Alerts Overview
Readers are advised to read the Gyeeta Architecture page before reading this section.
Alerting Architecture
Gyeeta supports two types of alerts :
Realtime Alerts where the Alerting rules are evaluated on every new event
DB Aggregated Alerts where a delayed evaluation occurs based on previous historical data within the DB datasets
Alerting Rules are evaluated both from any of the Madhava intermediate servers and from the Shyama central server itself. Shyama server has an Alertmanager component which is the final step in the Alert Evaluation chain and on an Alert trigger, the Alertmanager within Shyama will send the alert Action (Notification) request to a remote Alert Agent which will then execute the Alert Action.
Alert Definitions and Actions are configured using either the Web UI or using REST APIs. To add or modify Alert Actions, users need to have admin role priviliges. To add or modify Alert Definitions, Silences or Inhibits users need to have readwrite priviliges.
Terms used
Alert Actions (Notifications)
Alert Actions (Notifications) currently supported :
- Slack
- Pagerduty
- Webhooks
Alert Actions need to be configured prior to adding any Alert Definition. Alert Action changes need admin priviliges. An alert definition can optionally change some of the fields within the Action specific to the Alert Definition.
Alert Definitions can configure upto 8 Actions and these actions can also be dynamically called/skipped depending on the Alert Data.
Silencing
Silencing refers to the process of suppressing any Alert before it goes Active. Silencing can be either Global Silences for all Alert Definitions or specific to a single Alert Definition.
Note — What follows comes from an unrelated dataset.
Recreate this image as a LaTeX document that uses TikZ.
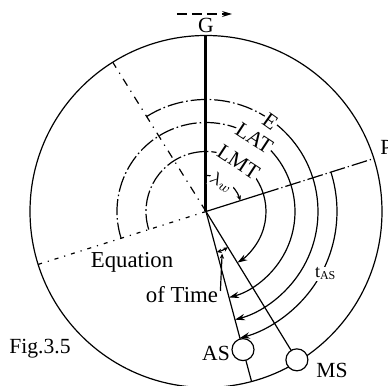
\documentclass[tikz,border=0pt]{standalone}
\usepackage{fontspec}
\setmainfont{Liberation Serif}
\usetikzlibrary{arrows.meta,calc}
\begin{document}
\begin{tikzpicture}[x=0.5pt,y=0.5pt,
  thinline/.style={line width=0.6pt},
  arcdd/.style={line width=0.6pt, dash pattern=on 8pt off 1.5pt on 0.8pt off 1.5pt},
  axisdd/.style={line width=0.6pt, dash pattern=on 4pt off 3pt on 0.6pt off 3pt},
  lowdd/.style={line width=0.6pt, dash pattern=on 2pt off 3pt on 0.6pt off 3pt},
  pdd/.style={line width=0.6pt, dash pattern=on 8pt off 1.5pt on 0.6pt off 1.5pt},
  arrowtip/.style={-{Stealth[length=5pt,width=3.2pt]}},
  smalltip/.style={-{Stealth[length=2.6pt,width=2.2pt]}},
  lbl/.style={font=\fontsize{10.8}{12}\selectfont, inner sep=1pt},
  arclbl/.style={lbl, fill=white, inner sep=0.4pt},
  body/.style={circle, draw, line width=0.6pt, fill=white, minimum size=11pt, inner sep=0pt}
]
\useasboundingbox (0,0) rectangle (388,386);
\coordinate (O) at (206,174.5);
\def\R{176}
% outer circle
\draw[thinline] (O) circle[radius=\R];
% reference points
\coordinate (Gtop) at ($(O)+(90:\R)$);
\coordinate (Pmid) at ($(O)+(17.5:60)$);
\coordinate (Pend) at ($(O)+(17.5:\R)$);
\coordinate (PA) at ($(O)+(197.5:\R)$);
\coordinate (MA) at ($(O)+(122:\R)$);
\coordinate (ASend) at ($(O)+(-75:\R)$);
\coordinate (ASc) at ($(O)+(-75:143)$);
\coordinate (MSc) at ($(O)+(-58.5:174)$);
% meridian lines
\draw[line width=1.5pt] (O) -- (Gtop);
\draw[thinline] (O) -- (Pmid);
\draw[pdd] (Pmid) -- (Pend);
\draw[lowdd] (O) -- (PA);
\draw[axisdd] (O) -- (MA);
\draw[thinline] (O) -- (ASend);
\draw[thinline] (O) -- (MSc);
% E arc
\draw[arcdd] ($(O)+(122:112)$) arc[start angle=122, end angle=54.5, radius=112];
\draw[thinline, arrowtip] ($(O)+(54.5:112)$) arc[start angle=54.5, end angle=-75, radius=112];
\node[arclbl, rotate=-35.5] (Elbl) at ($(O)+(54.5:111)$) {E};
% LAT arc
\draw[arcdd] ($(O)+(197.5:89)$) arc[start angle=197.5, end angle=56.7, radius=89];
\draw[thinline, arrowtip] ($(O)+(56.7:89)$) arc[start angle=56.7, end angle=-75, radius=89];
\node[arclbl, rotate=-33.3] (LATlbl) at ($(O)+(56.7:88)$) {LAT};
% LMT arc
\draw[arcdd] ($(O)+(197.5:60)$) arc[start angle=197.5, end angle=56.6, radius=60];
\draw[thinline, arrowtip] ($(O)+(56.6:60)$) arc[start angle=56.6, end angle=-58.5, radius=60];
\node[arclbl, rotate=-33.4] (LMTlbl) at ($(O)+(56.6:59)$) {LMT};
% t_AS arc
\draw[thinline, arrowtip] ($(O)+(17.5:131)$) arc[start angle=17.5, end angle=-75, radius=131];
\node[arclbl, font=\fontsize{9}{10}\selectfont] (tas) at ($(O)+(-27.5:135)$) {t\textsubscript{AS}};
% longitude arc
\draw[thinline, smalltip] ($(O)+(90:36)$) arc[start angle=90, end angle=17.5, radius=36];
\node[arclbl, font=\fontsize{9.5}{10}\selectfont, rotate=-27] (lw) at ($(O)+(62:33)$) {$\lambda_w$};
% equation of time
\draw[thinline, {Stealth[length=2.4pt,width=2.2pt]}-{Stealth[length=2.4pt,width=2.2pt]}] ($(O)+(-58.5:42)$) arc[start angle=-58.5, end angle=-75, radius=42];
\node[lbl, font=\fontsize{11.4}{13}\selectfont] (eq) at (132,124) {Equation};
\node[lbl, font=\fontsize{11.4}{13}\selectfont] (oft) at (182,91) {of Time};
\coordinate (eotp) at ($(O)+(-69:45)$);
\coordinate (ldr) at ($(oft.east)+(0,4)$);
\draw[thinline, smalltip] (ldr) -- (eotp);
% sun bodies
\node[body] (AS) at (ASc) {};
\node[body] (MS) at (MSc) {};
\node[lbl] (ASlbl) at (216,33) {AS};
\node[lbl] (MSlbl) at (332,16) {MS};
% labels
\node[lbl] (Glbl) at (206,361) {G};
\node[lbl, anchor=west] (Plbl) at (378,239) {P};
\node[lbl] (fig) at (40,37) {Fig.3.5};
% direction arrow above G
\coordinate (da1) at (177,372);
\coordinate (da2) at (232,372);
\draw[thinline, dash pattern=on 5pt off 2.5pt, -{Stealth[length=5pt,width=3pt]}] (da1) -- (da2);
\end{tikzpicture}
\end{document}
Silences definitions specify a Time Range during which the alerts would be suppressed. Global Silences can have optional Filters for the Alert data set and only alerts which match the Filters will be then silenced.
Inhibition
Alert Inhibition refers to the process of suppressing any new Alert before it goes Active, based on the prior occurence of some other
Alert. Alert Inhibition can be used to prevent Alerts cascading. For example, an Inhibit rule can be set to prevent Warning
severity
alerts for a specific cluster, if a prior Critical
severity alert say for the same Alert Definition has occured and is active.
Alert Acknowledgement
Acknowledgement refers to the process of suppressing any Repeat Alerts for a currently Active Alert. Once an Active Alert has been Acknowledged, no Repeat Alert Notifications will be sent and only on Alert Resolution or Expiry will the next notification occur for that specific alert.
Alert Grouping
Grouping refers to the process whereby alerts of the same Alert Definition are grouped together (upto max 8 alerts at a time). Grouping is based on setting a Group Wait Duration (max 10 minutes) and can be optionally set to include fields within the Alert data which must match to be in the same group.
If Grouping is enabled, then alerts of the same Alert Definition and having the same Group Alert Fields will be clubbed together and will be sent only after the Group Wait Duration is complete.
Alert Actions using Email or Slack will be sent as a single notification whereas Pagerduty or Webhooks will be sent individually.
For Alert Resolution, grouping is not considered and individual alert notifications will be sent as and when they resolve.